Die Hilfe selbst ist längst über Sri Lanka hinaus ausgeweitet worden und umfasst jetzt auch Partnerprojekte auf den Philippinen, an der deutsch-tschechischen Grenze, in Hamburg, Berlin und Dortmund. Ortsgruppen des Vereins sind heute in Münster, Senden, Olfen, Bottrop, Greven und Oldenburg ansässig, Prominente wie Helene Fischer, Atze Schröder, Sebastian Kehl und Rita Süssmuth werben als „Schutzengel“ für den „Roten Keil“. „Gegenüber der Gründungszeit des Vereins hat sich die Lage durch die Machenschaften, die über das Internet laufen, noch verschlimmert“, erklärt der Pfarrer sichtlich erschüttert. „Wo wirtschaftliche Not herrscht und der Unterschied zwischen Armut und Wohlstand extrem groß ist, da ist der Nährboden für mafiöse Strukturen gegeben. Das Furchtbarste ist: Mittlerweile werden zwei– und dreijährige Kinder angeboten, eine Grenze nach unten gibt es in der Kinderprostitution nicht mehr.“ Ein Hoffnungsschimmer besteht jedoch darin, dass es von Seiten der Politik Initiativen gibt, die Ermittlungsbehörden besser auszustatten und rechtliche Schieflagen zu beseitigen.
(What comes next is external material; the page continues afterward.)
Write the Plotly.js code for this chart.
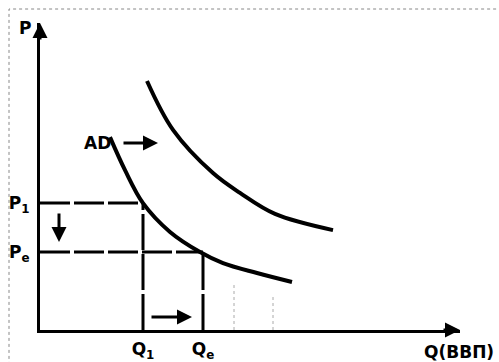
<!DOCTYPE html>
<html>
<head>
<meta charset="utf-8">
<script src="https://cdn.plot.ly/plotly-3.0.1.min.js"></script>
<style>html,body{margin:0;padding:0;background:#fff;}#chart{width:499px;height:362px;}</style>
</head>
<body>
<div id="chart"></div>
<script>
// Initial aggregate demand curve (AD)
const adX1 = [17.5, 21.25, 25.75, 32.5, 40, 45.75, 54.25, 63];
const adY1 = [64.3, 53.3, 42.3, 32.7, 26, 22.3, 19, 16];
// Shifted aggregate demand curve
const adX2 = [26.75, 33.25, 43.25, 50, 58.75, 73.25];
const adY2 = [83, 66.7, 52.3, 45.7, 38.7, 33.3];
// Reference levels
const Q1 = 25.75, Qe = 40.75;
const P1 = 42.3, Pe = 26;
const yTickVals = [P1, Pe];
const yTickText = ['P<sub>1</sub>', 'P<sub>e</sub>'];
const xTickVals = [Q1, Qe];
const xTickText = ['Q<sub>1</sub>', 'Q<sub>e</sub>'];
// faint dotted guide lines seen in the scan
const faintX = [48.5, 58.25];
const faintTop = [15.7, 11];

const font = {family: 'DejaVu Sans, sans-serif', size: 17, color: '#000', weight: 'bold'};
const lineStyle = (w, dash, c) => ({color: c || '#000', width: w, dash: dash || 'solid'});

const traces = [
  {x: adX1, y: adY1, mode: 'lines', line: Object.assign(lineStyle(4), {shape: 'spline'}), cliponaxis: false},
  {x: adX2, y: adY2, mode: 'lines', line: Object.assign(lineStyle(4), {shape: 'spline'}), cliponaxis: false},
  {x: [0, Q1], y: [P1, P1], mode: 'lines', line: lineStyle(3, '30px,4px'), cliponaxis: false},
  {x: [0, Qe], y: [Pe, Pe], mode: 'lines', line: lineStyle(3, '30px,4px'), cliponaxis: false},
  {x: [Q1, Q1], y: [0, P1], mode: 'lines', line: lineStyle(3, '36px,4px'), cliponaxis: false},
  {x: [Qe, Qe], y: [0, Pe], mode: 'lines', line: lineStyle(3, '36px,4px'), cliponaxis: false}
];
faintX.forEach((fx, i) => traces.push({x: [fx, fx], y: [0, faintTop[i]], mode: 'lines', line: lineStyle(1, 'dot', '#aaa')}));

const arrow = (x, y, ax, ay) => ({x: x, y: y, ax: ax, ay: ay, xref: 'x', yref: 'y', axref: 'x', ayref: 'y',
  showarrow: true, arrowhead: 2, arrowsize: 1, arrowwidth: 3, arrowcolor: '#000', text: ''});

const layout = {
  width: 499, height: 362,
  margin: {l: 40, r: 39, t: 23, b: 32},
  paper_bgcolor: '#fff', plot_bgcolor: '#fff',
  showlegend: false,
  font: font,
  xaxis: {range: [0, 105], showgrid: false, zeroline: false, showline: true, linewidth: 3, linecolor: '#000',
    ticks: '', tickvals: xTickVals, ticktext: xTickText, tickfont: font, ticklabelstandoff: 2, fixedrange: true},
  yaxis: {range: [0, 102.33], showgrid: false, zeroline: false, showline: true, linewidth: 3, linecolor: '#000',
    ticks: '', tickvals: yTickVals, ticktext: yTickText, tickfont: font, ticklabelstandoff: 4, fixedrange: true},
  shapes: [
    {type: 'rect', xref: 'paper', yref: 'paper', x0: -0.0738, x1: 1.3, y0: -0.3, y1: 1.0456,
     line: {color: '#888', width: 1, dash: 'dot'}}
  ],
  annotations: [
    {x: 0, y: 102.33, ax: 0, ay: 18, xref: 'x', yref: 'y', showarrow: true, arrowhead: 2, arrowsize: 1, arrowwidth: 3, arrowcolor: '#000', text: ''},
    {x: 105, y: 0, ax: -18, ay: 0, xref: 'x', yref: 'y', showarrow: true, arrowhead: 2, arrowsize: 1, arrowwidth: 3, arrowcolor: '#000', text: ''},
    arrow(29.5, 62.3, 20.5, 62.3),
    arrow(4.75, 29.3, 4.75, 39.3),
    arrow(38, 4.3, 27.5, 4.3),
    {x: -0.0357, y: 0.984, xref: 'paper', yref: 'paper', xanchor: 'center', yanchor: 'middle', text: 'P', showarrow: false, font: font},
    {x: 14.25, y: 62.3, xref: 'x', yref: 'y', text: 'AD', showarrow: false, font: font},
    {x: 0.91, y: -0.072, xref: 'paper', yref: 'paper', xanchor: 'left', yanchor: 'middle', text: 'Q(ВВП)', showarrow: false, font: font}
  ]
};

Plotly.newPlot('chart', traces, layout, {displayModeBar: false, staticPlot: true});
</script>
</body>
</html>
Umgang mit Missbrauch als Existenzfrage

Besonders betroffen macht den Pfarrer, dass es in seiner eigenen Kirche so viele Missbrauchsfälle gegeben hat und gibt. „Dieses Ausmaß der sexuellen Gewalt und der Vertuschung hätte ich nicht für möglich gehalten“, gibt es unverblümt zu. „Deshalb ist es mir auch ein besonderes Anliegen, dass die Kirche durch Experten-Gutachten aufzuklären versucht und Prävention betreibt.“ Darüber hinaus müssten aber auch strukturelle Konsequenzen gezogen werden, die Macht müsse kontrolliert, eine Verfassungsgerichtsbarkeit installiert werden, regt der Priester an. Zwar habe keine andere Institution in Deutschland bisher so viel für die Prävention bei sexualisierter Gewalt getan wie die katholische Kirche, aber diesen Bemühungen werde nach so vielen Verfehlungen nicht mehr geglaubt. „Der Umgang mit der Missbrauchsproblematik wird für die Kirche in Deutschland und Europa zur Existenzfrage“, unterstreicht der Steinfurter Kreisdechant, der regelmäßig vom „Roten Keil“ unterstützte Projekte besucht, in denen vom Missbrauch Betroffene betreut werden. „Die Schäden, die solche Erfahrungen von sexueller Gewalt auslösen, sind kaum adäquat zu beschreiben“, urteilt der Seelsorger nachdenklich. „Für alle, die sich in unserer Organisation engagieren, sind solche erschütternden Begegnungen der Hauptantriebspunkt für ihr Engagement.“

Auch um die Jesiden kümmert er sich

Doch mit dem „Roten Keil“ ist Reidegelds politisches und soziales Engagement keineswegs erschöpft. Bei der „Aktion Hoffnungsschimmer“, die sich aktiv für die Jesiden einsetzt, ist er Schirmherr und aktives Mitglied. 2014, als das Kernland der Jesiden im Sindschar-Gebirge vom Islamischen Staat überfallen wurde, hat er sich dafür eingesetzt, dass Mitglieder der verfolgten Volksgruppe im Münsterland eine Zuflucht fanden; seither verbringt er alljährlich seinen Urlaub im Irak und Syrien. „Da die Muslime sie als Teufelsanbeter betrachten, kann man nicht davon reden, dass sie in Sicherheit sind“, berichtet der Pfarrer. „Vielmehr sind sie einer beständigen Alltagsdiskriminierung ausgesetzt.“

Sein politisches Gespür kommt Reidegeld auch in seiner Tätigkeit als Kreisdechant zugute, wo er eigene Themen setzen und sich zum Beispiel für bezahlbarem Wohnraum und Nachhaltigkeit stark machen kann. In sein Amt als Pfarrer ist er fast gleichzeitig mit dem ersten Lockdown gestartet, was ihm den Einstieg und die Begegnung mit Land und Leuten nicht gerade einfach gemacht hat. „Trotzdem macht es Spaß, und es ist uns in Corona-Zeiten gelungen, neue Wege zu gehen“, freut er sich. So hat er bereits im vorigen Sommer Gottesdienste in privaten Gärten gefeiert und will mit Messen in die verschiedenen Stadtviertel gehen. Das bisherige Pfarrhaus soll zum öffentlichen Begegnungsraum umgestaltet werden. „Wir müssen als Kirche den Umstieg vom Monopolisten zum Wettbewerber schaffen und Begegnungsräume für die Menschen kreieren“, betont er.